Jabbering Jaggernaut
It's not you, it's me.

This day, that year

By Jaggernaut

This day, last year, veriCAR was called off. We handed out our last salaries and shut the office one last time with a heavy heart and a strange mix of a number emotions.

We've been over it so many times. Over dinners and drives and drinks. So much we could have done differently. So much we couldn't.

It was an experience that taught us a lot. And I have often considered writing all of it down, lest I make the same mistakes all over again some day in the future.

However, I've never been able to get myself to do it. It might be because I am lazy. Or perhaps because, by God's grace, I have a lot of good friends and wonderful parents to speak to, so I don't feel the need to vent using this medium. But most of all, I think because it is an intensely private experience, and one that I am not yet ready to share.

Someday, perhaps. Never say never.


Love thy machine..

By Jaggernaut

I just watched a movie called 'Love The Beast'. More details here.

'25 years of love can't be wrong.' I know what he's talking about. I know a love like that. A relationship with a machine. One that most people don't understand. Because they have never felt it.

A strange kind of bond. Irrational affection maybe, because the rational mind knows that the car is nothing but metal, wires and rubber. But the ones who know otherwise, know that it's a lot more than that. It's got a heart and a soul.

I know she didn't like anyone else turning her engine over.

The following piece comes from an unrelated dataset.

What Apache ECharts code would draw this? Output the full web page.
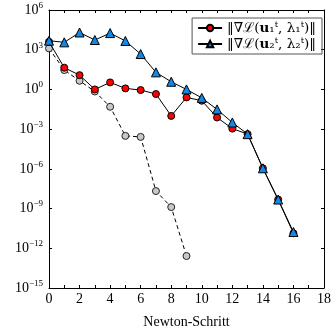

I know she refused to start. On campus, I'd give away my key to anyone who asked for it. I knew she'd not start with the people I didn't like. And she didn't.

I rarely had enough money to pamper her with. Rarely enough to even take care of her. She rarely asked for anything more. She was selfless, and her love was pure. Occasionally, she complained by bursting her tyres past midnight, but only after I'd made it to the safety of our campus.

I know how he feels in the movie after he's crashed his beast. I know why he chokes up and finds it hard to string his words together. Because I feel the same way now.

I left her back in Kerala. Because I couldn't afford to keep her here. It was hard on me, but it must have been worse on her - she didn't deserve to be treated like that.

I don't know where she is now, but I wish I could get her back. I wouldn't drive her everyday, and she'd probably be ignored all over again. But at least she'd be there.

Or am I being selfish all over again? Maybe she has found someone who takes good care of her, who needs her enough to not ignore her. Maybe she's getting started with her new life, and does not deserve to be shaken out of it.

She's only a car. Or is she?


Letting go..

By Jaggernaut

The trick to floating on water is to let go. To trust nature completely (and blindly). Unfortunately, letting go doesn't come that easy to most of us.

Two other things come close - learning to ride the bicycle, and learning to use the trackpoint. The thrill of having accomplished something that is, at immediate thought, quite inexplicable, is beyond words. It's a high that keeps you going for a couple of days.

When a friend first taught me to float on water about two years back at a desolate hippie beach in Gokarna, I had a tough time. I couldn't loosen up and I couldn't let go. Consequently, I would sink. I finally managed to float when I did let go entirely, when I 'trusted' without any questions.

The first time was a mind-altering experience. It was magical, and I couldn't stop thinking about it for a few days. I was fresh out of an insipid MBA, and attempted to valiantly mix pseudo-philosophy with half-baked management concepts.

I did it again a couple of days back - this time at a choppier beach in Kashid, and the feeling was just as beautiful. Lying down, letting go, floating away. Looking up at the sky, bobbing up and down with the waves, ears shut out by the water.

Is there a better way to go blank? Forgive and forget?